While most Jews agrees that latkes and sufganiyot are the most popular Hanukkah foods a less well known, yet no less popular Hanukkah tradition is to serve cheeses and other dairy dishes. The serving of these foods is in honor of Judith whose story is found in the Apocrypha. Judith invited an enemy general (one who was planning on destroying her town) to dinner. She fed him huge amounts of cheese and wine and after he fell over in a drunken stupor she beheaded him. His soldiers fled in terror and the town was saved.
It’s said that it was Judith’s bravery that inspired the Maccabees. So, whether you prefer latkes smothered with sour cream, jelly filled sufganiyot or a blintz that’s loaded with cheese know that these holiday specialties are, as all good holiday foods are, loaded with calories and taste best, according to the experts who live in my house, right out of the pan. A modern day miracle would be if we could make all the calories disappear and keep all the taste (stop wishing, it ‘ain’t going to happen). So forget the guilt that the extra calories bring and just enjoy them.

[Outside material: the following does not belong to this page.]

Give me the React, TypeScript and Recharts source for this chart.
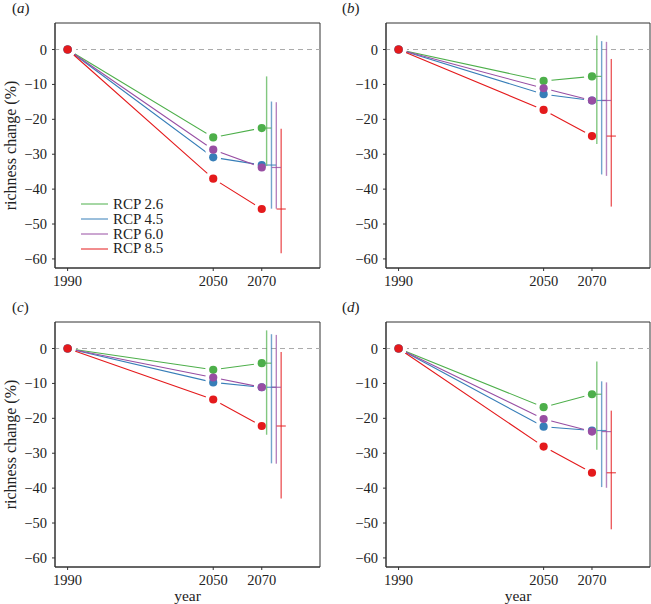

As with all holidays, the family customs and variations of foods served at Hanukkah are as many and varied, as there are countries in the world. These unique recipes are a cross section from friends and family favorites whose origins, while far flung, are inexorably intertwined as we share the age-old ritual of kindling the Hanukkah lights.
- 4 cups peeled, grated potatoes (See directions)
- 1 medium onion, finely chopped, about cup (See directions)
- 4 finely chopped cloves garlic
- 1 tablespoons finely chopped cilantro leaves
- 1 cup ricotta cheese (nonfat or low-fat is fine)
- ½ cup grated carrot
- 1 teaspoon cumin or more, to taste
- 1 teaspoon salt
- Freshly ground pepper to taste
- 2 lightly beaten eggs
- ½ cup matzah meal or breadcrumbs
- 8 to 10 Tablespoons oil
- In a food processor or by hand grate the potatoes along with the onions.
- Place the grated vegetables in a colander set over a bowl. Let the vegetables drain until they no longer squish when you press down. Pour the liquid out of the bowl, taking care not to pour out the potato starch which has accumulated at the bottom of the bowl.
- Scoop out the starch and add back to the grated vegetable shreds.
- Mix all ingredients in a bowl.
- Heat a large skillet and place 2 to 3 Tablespoons of oil in it.
- Use about 1/2 cup of batter for each pancake and use a spatula to flatten the batter to about 1/2 inch thick.
- Fry until well browned, then flip pancake and brown other side. Add additional oil for additional pancakes.
The cooked ones can be kept warm on a baking sheet in a 300-degree oven until all pancakes are ready.